> [Source code of charts]

###

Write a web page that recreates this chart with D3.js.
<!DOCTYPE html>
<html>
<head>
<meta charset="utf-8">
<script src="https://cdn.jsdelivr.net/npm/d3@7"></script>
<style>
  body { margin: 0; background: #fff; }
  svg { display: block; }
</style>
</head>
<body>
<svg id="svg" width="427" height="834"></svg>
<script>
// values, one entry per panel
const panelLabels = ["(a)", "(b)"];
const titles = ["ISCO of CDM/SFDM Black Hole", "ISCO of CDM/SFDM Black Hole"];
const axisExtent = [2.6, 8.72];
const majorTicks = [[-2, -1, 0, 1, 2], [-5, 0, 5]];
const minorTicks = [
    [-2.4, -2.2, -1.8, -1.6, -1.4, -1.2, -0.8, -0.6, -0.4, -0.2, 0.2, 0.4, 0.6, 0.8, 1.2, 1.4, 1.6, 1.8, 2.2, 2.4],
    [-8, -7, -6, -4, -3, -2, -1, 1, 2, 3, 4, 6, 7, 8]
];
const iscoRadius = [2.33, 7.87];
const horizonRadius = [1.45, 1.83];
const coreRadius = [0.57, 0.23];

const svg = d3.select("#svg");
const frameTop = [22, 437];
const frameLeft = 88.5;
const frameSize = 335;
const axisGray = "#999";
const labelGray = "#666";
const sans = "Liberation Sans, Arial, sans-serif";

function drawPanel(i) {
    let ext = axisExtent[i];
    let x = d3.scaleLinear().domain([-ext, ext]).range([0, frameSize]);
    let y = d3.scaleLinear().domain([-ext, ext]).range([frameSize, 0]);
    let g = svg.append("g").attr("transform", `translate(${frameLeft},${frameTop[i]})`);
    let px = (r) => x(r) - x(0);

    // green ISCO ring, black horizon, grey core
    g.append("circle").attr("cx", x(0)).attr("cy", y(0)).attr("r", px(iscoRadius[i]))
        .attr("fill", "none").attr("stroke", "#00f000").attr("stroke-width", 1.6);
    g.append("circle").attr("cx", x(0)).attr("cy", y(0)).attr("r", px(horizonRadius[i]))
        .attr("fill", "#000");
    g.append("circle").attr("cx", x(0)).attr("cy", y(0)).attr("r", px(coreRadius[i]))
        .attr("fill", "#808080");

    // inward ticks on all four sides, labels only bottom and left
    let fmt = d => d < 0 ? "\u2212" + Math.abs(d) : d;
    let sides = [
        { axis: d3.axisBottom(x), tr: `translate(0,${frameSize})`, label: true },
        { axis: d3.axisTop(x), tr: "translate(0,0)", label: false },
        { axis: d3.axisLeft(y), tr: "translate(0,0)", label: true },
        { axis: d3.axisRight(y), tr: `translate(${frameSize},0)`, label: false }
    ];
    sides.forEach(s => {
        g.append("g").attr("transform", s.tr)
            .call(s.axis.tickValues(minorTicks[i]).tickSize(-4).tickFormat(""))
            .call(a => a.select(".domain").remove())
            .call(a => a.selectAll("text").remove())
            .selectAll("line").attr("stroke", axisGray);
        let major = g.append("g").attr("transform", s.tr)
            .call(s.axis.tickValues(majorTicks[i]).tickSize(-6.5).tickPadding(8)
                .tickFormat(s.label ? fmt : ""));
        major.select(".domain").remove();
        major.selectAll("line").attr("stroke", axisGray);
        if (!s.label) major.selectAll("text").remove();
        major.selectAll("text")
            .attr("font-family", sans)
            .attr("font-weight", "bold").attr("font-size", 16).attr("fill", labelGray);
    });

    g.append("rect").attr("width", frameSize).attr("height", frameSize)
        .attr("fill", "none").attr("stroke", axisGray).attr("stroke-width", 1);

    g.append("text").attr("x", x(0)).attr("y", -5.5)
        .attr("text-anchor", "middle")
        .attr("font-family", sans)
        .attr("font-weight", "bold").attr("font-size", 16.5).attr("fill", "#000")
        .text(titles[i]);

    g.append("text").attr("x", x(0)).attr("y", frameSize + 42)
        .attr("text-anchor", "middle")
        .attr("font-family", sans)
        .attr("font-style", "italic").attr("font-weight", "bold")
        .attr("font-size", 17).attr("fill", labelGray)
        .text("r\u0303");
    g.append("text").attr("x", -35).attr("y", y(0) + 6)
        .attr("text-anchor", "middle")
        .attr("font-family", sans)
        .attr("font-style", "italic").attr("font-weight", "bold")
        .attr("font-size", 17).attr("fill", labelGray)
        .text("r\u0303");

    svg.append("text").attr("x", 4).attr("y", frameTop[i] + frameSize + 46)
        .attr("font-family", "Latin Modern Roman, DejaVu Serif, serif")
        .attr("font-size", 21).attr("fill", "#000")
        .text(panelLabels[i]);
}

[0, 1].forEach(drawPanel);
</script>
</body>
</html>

###

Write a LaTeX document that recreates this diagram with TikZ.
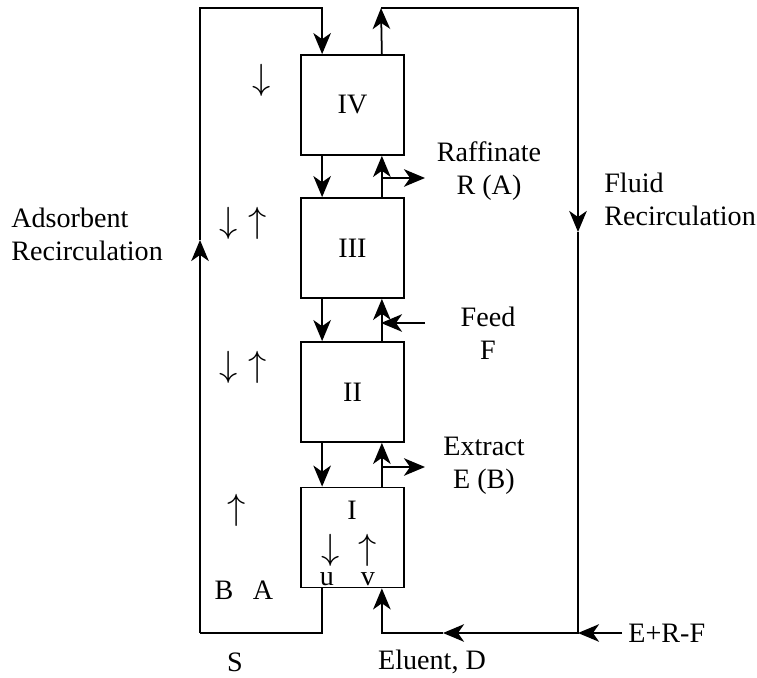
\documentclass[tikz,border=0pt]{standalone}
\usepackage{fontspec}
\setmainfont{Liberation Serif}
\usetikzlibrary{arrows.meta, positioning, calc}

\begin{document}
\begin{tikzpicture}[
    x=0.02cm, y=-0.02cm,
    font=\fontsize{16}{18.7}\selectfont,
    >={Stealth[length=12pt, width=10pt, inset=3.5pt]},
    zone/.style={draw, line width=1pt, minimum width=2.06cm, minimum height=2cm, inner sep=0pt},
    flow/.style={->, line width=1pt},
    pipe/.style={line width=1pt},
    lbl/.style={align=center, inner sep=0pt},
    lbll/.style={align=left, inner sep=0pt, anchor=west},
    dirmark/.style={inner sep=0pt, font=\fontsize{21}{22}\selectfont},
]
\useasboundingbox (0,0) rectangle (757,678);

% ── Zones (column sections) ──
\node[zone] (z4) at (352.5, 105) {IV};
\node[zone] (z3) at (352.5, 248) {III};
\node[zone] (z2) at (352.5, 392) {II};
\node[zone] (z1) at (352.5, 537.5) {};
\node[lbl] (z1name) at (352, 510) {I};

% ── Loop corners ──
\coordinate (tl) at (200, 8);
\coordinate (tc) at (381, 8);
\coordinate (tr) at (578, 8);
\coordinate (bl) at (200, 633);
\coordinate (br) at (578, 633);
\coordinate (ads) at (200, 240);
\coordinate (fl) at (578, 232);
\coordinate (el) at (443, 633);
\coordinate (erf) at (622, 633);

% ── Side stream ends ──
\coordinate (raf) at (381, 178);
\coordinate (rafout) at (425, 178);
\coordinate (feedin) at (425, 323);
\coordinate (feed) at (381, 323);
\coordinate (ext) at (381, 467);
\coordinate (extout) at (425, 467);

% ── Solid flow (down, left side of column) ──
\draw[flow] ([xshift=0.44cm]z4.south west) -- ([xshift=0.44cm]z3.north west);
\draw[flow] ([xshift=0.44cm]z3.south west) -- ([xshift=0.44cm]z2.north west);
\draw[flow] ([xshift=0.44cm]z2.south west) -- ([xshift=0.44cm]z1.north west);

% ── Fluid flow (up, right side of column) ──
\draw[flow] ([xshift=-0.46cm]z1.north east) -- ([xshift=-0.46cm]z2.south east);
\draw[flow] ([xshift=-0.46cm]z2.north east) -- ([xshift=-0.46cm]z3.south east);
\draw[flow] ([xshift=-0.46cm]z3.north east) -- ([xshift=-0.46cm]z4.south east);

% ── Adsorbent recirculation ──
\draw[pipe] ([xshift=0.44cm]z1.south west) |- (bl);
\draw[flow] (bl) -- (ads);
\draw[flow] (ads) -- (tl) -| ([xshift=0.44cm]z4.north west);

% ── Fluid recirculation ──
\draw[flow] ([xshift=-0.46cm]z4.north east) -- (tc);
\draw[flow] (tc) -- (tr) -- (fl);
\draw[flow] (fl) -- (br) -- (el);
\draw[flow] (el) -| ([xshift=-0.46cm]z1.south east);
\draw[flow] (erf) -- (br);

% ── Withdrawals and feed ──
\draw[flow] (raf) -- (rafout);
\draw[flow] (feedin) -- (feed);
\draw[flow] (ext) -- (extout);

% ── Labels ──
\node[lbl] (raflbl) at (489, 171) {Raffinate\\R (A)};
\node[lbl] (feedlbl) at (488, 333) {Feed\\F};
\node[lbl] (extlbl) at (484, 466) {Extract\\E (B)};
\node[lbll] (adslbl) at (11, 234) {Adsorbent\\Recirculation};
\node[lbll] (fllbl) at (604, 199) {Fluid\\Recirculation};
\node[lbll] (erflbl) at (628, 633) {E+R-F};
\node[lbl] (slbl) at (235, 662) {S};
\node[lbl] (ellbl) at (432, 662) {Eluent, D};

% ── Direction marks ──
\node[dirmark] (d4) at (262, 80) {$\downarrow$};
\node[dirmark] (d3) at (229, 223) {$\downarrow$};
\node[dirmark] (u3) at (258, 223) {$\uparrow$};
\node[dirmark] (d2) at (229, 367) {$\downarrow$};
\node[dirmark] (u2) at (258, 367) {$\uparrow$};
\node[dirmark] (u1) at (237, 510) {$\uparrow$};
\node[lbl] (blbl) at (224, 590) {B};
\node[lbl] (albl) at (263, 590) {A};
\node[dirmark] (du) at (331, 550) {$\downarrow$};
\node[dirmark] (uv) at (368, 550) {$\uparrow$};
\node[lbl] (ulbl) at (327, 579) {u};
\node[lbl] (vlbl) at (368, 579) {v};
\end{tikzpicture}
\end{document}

###

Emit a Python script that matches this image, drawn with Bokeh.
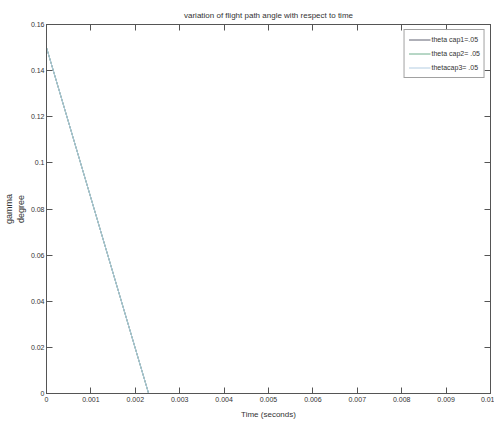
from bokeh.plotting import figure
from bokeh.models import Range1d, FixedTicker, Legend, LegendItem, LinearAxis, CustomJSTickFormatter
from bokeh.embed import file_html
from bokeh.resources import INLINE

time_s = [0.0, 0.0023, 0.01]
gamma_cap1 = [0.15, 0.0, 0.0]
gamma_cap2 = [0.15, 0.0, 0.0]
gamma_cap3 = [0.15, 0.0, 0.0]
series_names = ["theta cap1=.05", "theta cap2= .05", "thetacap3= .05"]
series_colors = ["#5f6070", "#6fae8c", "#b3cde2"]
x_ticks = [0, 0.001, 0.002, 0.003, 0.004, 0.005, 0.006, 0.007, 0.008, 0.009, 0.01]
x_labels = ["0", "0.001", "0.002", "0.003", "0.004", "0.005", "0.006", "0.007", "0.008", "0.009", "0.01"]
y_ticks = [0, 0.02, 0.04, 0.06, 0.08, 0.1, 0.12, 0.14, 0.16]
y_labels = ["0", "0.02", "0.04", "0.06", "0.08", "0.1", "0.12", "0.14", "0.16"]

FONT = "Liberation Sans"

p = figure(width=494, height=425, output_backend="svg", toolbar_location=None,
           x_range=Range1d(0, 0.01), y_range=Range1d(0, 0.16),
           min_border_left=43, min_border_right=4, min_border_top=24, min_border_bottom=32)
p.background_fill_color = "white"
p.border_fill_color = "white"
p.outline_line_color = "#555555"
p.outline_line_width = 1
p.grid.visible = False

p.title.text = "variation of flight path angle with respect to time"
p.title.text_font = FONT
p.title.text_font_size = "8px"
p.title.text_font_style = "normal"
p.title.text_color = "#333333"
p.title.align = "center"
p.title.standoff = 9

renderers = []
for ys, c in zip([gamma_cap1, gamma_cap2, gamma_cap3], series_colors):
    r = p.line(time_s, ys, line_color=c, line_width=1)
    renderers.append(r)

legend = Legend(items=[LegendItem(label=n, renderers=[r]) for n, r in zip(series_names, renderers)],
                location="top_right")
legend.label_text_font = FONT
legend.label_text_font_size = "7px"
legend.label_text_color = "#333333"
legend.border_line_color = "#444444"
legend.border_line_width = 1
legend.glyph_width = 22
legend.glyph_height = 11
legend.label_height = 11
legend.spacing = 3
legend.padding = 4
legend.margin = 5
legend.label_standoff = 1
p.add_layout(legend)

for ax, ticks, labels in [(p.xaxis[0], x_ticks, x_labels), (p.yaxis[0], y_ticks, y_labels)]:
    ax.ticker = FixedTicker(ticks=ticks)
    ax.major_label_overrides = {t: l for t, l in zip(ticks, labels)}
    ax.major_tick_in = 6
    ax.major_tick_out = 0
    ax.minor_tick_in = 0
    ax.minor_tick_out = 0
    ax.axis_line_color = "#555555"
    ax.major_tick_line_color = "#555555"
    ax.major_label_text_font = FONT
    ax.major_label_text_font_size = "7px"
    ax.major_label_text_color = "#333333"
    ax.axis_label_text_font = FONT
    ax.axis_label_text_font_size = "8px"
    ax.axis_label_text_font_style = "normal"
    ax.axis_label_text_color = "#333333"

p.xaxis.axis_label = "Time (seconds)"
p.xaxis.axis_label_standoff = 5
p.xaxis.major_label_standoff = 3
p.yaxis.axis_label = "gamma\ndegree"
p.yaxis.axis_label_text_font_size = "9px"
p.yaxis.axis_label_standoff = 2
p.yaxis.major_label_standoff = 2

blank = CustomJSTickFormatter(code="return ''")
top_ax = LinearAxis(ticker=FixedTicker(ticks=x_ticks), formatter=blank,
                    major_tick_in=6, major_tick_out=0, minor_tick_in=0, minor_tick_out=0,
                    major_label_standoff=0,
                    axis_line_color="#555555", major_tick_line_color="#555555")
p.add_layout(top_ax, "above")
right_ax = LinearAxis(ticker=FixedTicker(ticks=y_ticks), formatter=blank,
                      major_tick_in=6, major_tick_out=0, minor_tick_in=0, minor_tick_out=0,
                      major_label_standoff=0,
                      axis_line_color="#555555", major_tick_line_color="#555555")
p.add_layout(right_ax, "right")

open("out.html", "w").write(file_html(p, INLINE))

###

> [DESCRIPTION OF THE TASK]
Print everything from the line with "Emit a Python" down to the line with "p.grid.visible = False", both included, exactly as written and without the pictures.

> [PROBLEM SOLUTION]
Emit a Python script that matches this image, drawn with Bokeh.
from bokeh.plotting import figure
from bokeh.models import Range1d, FixedTicker, Legend, LegendItem, LinearAxis, CustomJSTickFormatter
from bokeh.embed import file_html
from bokeh.resources import INLINE

time_s = [0.0, 0.0023, 0.01]
gamma_cap1 = [0.15, 0.0, 0.0]
gamma_cap2 = [0.15, 0.0, 0.0]
gamma_cap3 = [0.15, 0.0, 0.0]
series_names = ["theta cap1=.05", "theta cap2= .05", "thetacap3= .05"]
series_colors = ["#5f6070", "#6fae8c", "#b3cde2"]
x_ticks = [0, 0.001, 0.002, 0.003, 0.004, 0.005, 0.006, 0.007, 0.008, 0.009, 0.01]
x_labels = ["0", "0.001", "0.002", "0.003", "0.004", "0.005", "0.006", "0.007", "0.008", "0.009", "0.01"]
y_ticks = [0, 0.02, 0.04, 0.06, 0.08, 0.1, 0.12, 0.14, 0.16]
y_labels = ["0", "0.02", "0.04", "0.06", "0.08", "0.1", "0.12", "0.14", "0.16"]

FONT = "Liberation Sans"

p = figure(width=494, height=425, output_backend="svg", toolbar_location=None,
           x_range=Range1d(0, 0.01), y_range=Range1d(0, 0.16),
           min_border_left=43, min_border_right=4, min_border_top=24, min_border_bottom=32)
p.background_fill_color = "white"
p.border_fill_color = "white"
p.outline_line_color = "#555555"
p.outline_line_width = 1
p.grid.visible = False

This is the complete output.